Anna devait être chantée par Charlotte Hellekant, bloquée à Helsinki par le fameux nuage. Elle est remplacée au pied levée par Ceri Williams, qui chante sur le côté, le rôle étant tenu par une assistante, et même si le dispositif gêne un peu, la prestation est tellement bonne (magnifique duo avec Didon “vous aimerez ma soeur”) qu’on l’oublie très vite. Les barytons et les basses sont tout aussi impeccables, le Chorèbe magnifique de Jean-François Lapointe (il promène son Chorèbe, modèle du genre, dans le monde entier), le Narbal d’Alistair Miles, le Panthée de Nicolas Testé, le Priam émouvant – une sorte de Roi Lear- de Christian Tréguier, et le spectre d’Hector, sonore et impressionnant, de Philippe Fourcade. Une distribution soignée, sans failles, avec du style et une prononciation française  excellente pour tous sans exception.

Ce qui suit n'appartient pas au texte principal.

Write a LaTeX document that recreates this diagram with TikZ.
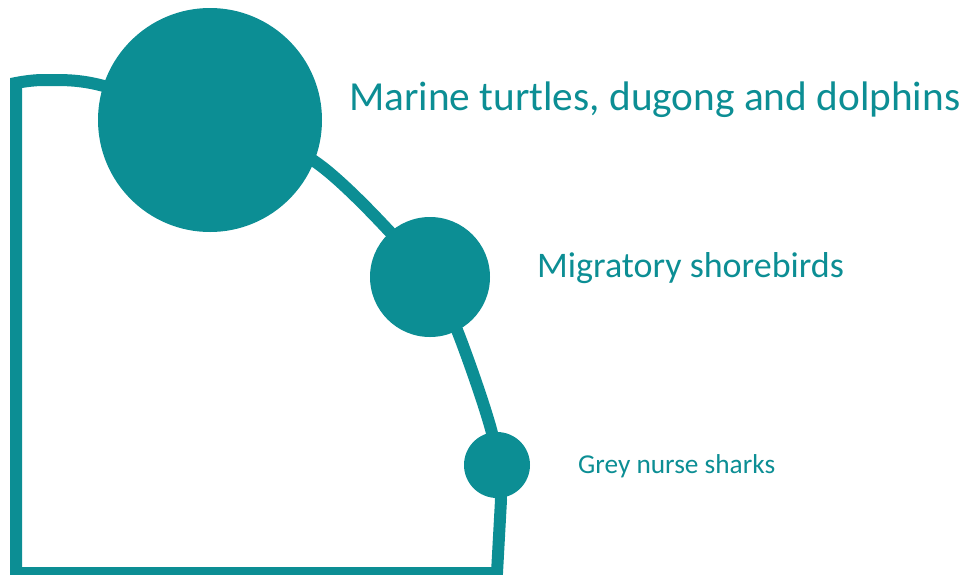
\documentclass[tikz,border=0pt]{standalone}
\usepackage{fontspec}
\setmainfont{Carlito}
\definecolor{teal1}{RGB}{12,142,148}
\begin{document}
\begin{tikzpicture}[x=1pt,y=-1pt,
  dot/.style={circle,fill=teal1,inner sep=0pt,minimum size=#1},
  lbl/.style={anchor=base west,inner sep=0pt,text=teal1}]
\useasboundingbox (0,0) rectangle (967,574);
\draw[teal1,line width=12pt,line join=miter]
  (16,573) -- (16,83) -- plot[smooth,tension=0.55] coordinates
  {(16,83) (45,80) (100,85) (210,121) (317,163) (430,277) (457,330) (492,433) (501,500)}
  -- (497,573) -- cycle;
\node[dot=224pt] (big) at (210,120) {};
\node[dot=120pt] (mid) at (430,277) {};
\node[dot=66pt] (small) at (497,465) {};
\node[lbl,font=\fontsize{41.3}{49}\selectfont] (t1) at (349,110) {Marine turtles, dugong and dolphins};
\node[lbl,font=\fontsize{36}{43}\selectfont] (t2) at (537,277) {Migratory shorebirds};
\node[lbl,font=\fontsize{27.3}{33}\selectfont] (t3) at (578,473) {Grey nurse sharks};
\end{tikzpicture}
\end{document}
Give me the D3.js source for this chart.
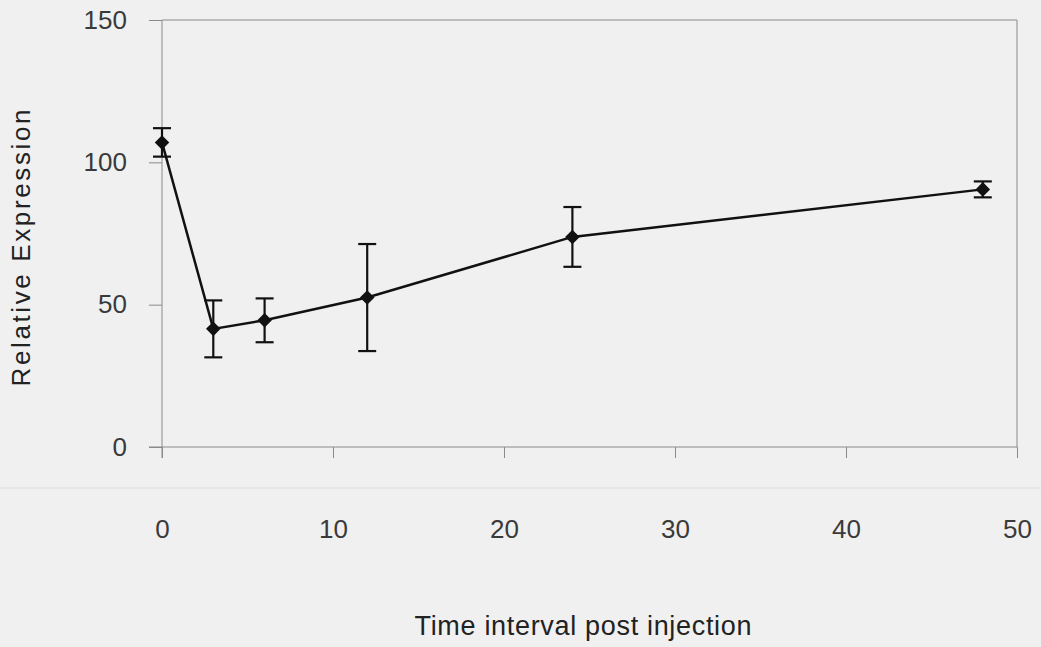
<!DOCTYPE html>
<html>
<head>
<script src="https://d3js.org/d3.v7.min.js"></script>
<style>
body {margin:0; background:#f0f0f0;}
svg {display:block; font-family: "Liberation Sans", Arial, sans-serif;}
</style>
</head>
<body>
<svg width="1041" height="647"></svg>
<script>
// data
var hours = [0, 3, 6, 12, 24, 48];
var expression = [107, 41.5, 44.5, 52.5, 73.8, 90.5];
var errors = [5, 10, 7.7, 18.8, 10.5, 2.8];
var xTicks = [0, 10, 20, 30, 40, 50];
var yTicks = [0, 50, 100, 150];

function draw() {
  var left = 162, right = 1017, upper = 20, lower = 447;
  var svg = d3.select("svg");

  var x = d3.scaleLinear().domain([0, 50]).range([left, right]);
  var y = d3.scaleLinear().domain([0, 150]).range([lower, upper]);

  // faint scan line
  svg.append("line")
    .attr("x1", 0).attr("x2", 1041).attr("y1", 488).attr("y2", 488)
    .attr("stroke", "#dcdcdc").attr("stroke-width", 1);

  // frame (top and right)
  svg.append("path")
    .attr("d", "M" + left + "," + upper + "H" + right + "V" + lower)
    .attr("fill", "none").attr("stroke", "#8a8a8a").attr("stroke-width", 1);

  var yAxis = svg.append("g")
    .attr("transform", "translate(" + left + ",0)")
    .call(d3.axisLeft(y).tickValues(yTicks).tickSize(13).tickPadding(22));
  var xAxis = svg.append("g")
    .attr("transform", "translate(0," + lower + ")")
    .call(d3.axisBottom(x).tickValues(xTicks).tickSize(11).tickPadding(62));

  [xAxis, yAxis].forEach(function(g) {
    g.select(".domain").attr("stroke", "#8a8a8a");
    g.selectAll(".tick line").attr("stroke", "#8a8a8a");
    g.selectAll(".tick text").attr("fill", "#3a3a3a").style("font-size", "26px")
      .style("font-family", "'Liberation Sans', Arial, sans-serif");
  });
  // left axis runs down past 0 by the tick length
  yAxis.select(".domain").attr("d", "M0," + upper + "V" + (lower + 11));
  xAxis.select(".domain").attr("d", "M" + (left - 13) + ",0H" + right);

  var pts = hours.map(function(h, i) { return {h: h, v: expression[i], e: errors[i]}; });

  svg.append("path")
    .datum(pts)
    .attr("fill", "none").attr("stroke", "#111").attr("stroke-width", 2.5)
    .attr("d", d3.line().x(function(d) { return x(d.h); }).y(function(d) { return y(d.v); }));

  var bars = svg.append("g").attr("stroke", "#111").attr("stroke-width", 2.2);
  pts.forEach(function(d) {
    var cx = x(d.h);
    bars.append("line").attr("x1", cx).attr("x2", cx).attr("y1", y(d.v + d.e)).attr("y2", y(d.v - d.e));
    bars.append("line").attr("x1", cx - 9).attr("x2", cx + 9).attr("y1", y(d.v + d.e)).attr("y2", y(d.v + d.e));
    bars.append("line").attr("x1", cx - 9).attr("x2", cx + 9).attr("y1", y(d.v - d.e)).attr("y2", y(d.v - d.e));
  });

  svg.append("g").selectAll("path")
    .data(pts).enter().append("path")
    .attr("d", d3.symbol().type(d3.symbolDiamond2).size(135))
    .attr("transform", function(d) { return "translate(" + x(d.h) + "," + y(d.v) + ")"; })
    .attr("fill", "#111");

  svg.append("text")
    .attr("x", 583).attr("y", 635)
    .attr("text-anchor", "middle")
    .attr("textLength", 337)
    .style("font-size", "27px").attr("fill", "#222")
    .text("Time interval post injection");

  svg.append("text")
    .attr("transform", "translate(30,248) rotate(-90)")
    .attr("text-anchor", "middle")
    .attr("textLength", 277)
    .style("font-size", "26px").attr("fill", "#222")
    .text("Relative Expression");
}
draw();
</script>
</body>
</html>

Au total, une soirée de référence, une interprétation de haut niveau, un spectacle encore réussi de l’Opéra d’Amsterdam, une des rares salles d’Europe qui vaille toujours le voyage.
L’an prochain, Vêpres Siciliennes de Verdi en français, Rosenkavalier dirigé par Sir Simon Rattle et surtout, surtout, Eugène Onéguine dirigé par Mariss Jansons avec le Concertgebouw, vous n’allez pas manquer ça, le Thalys vous attend!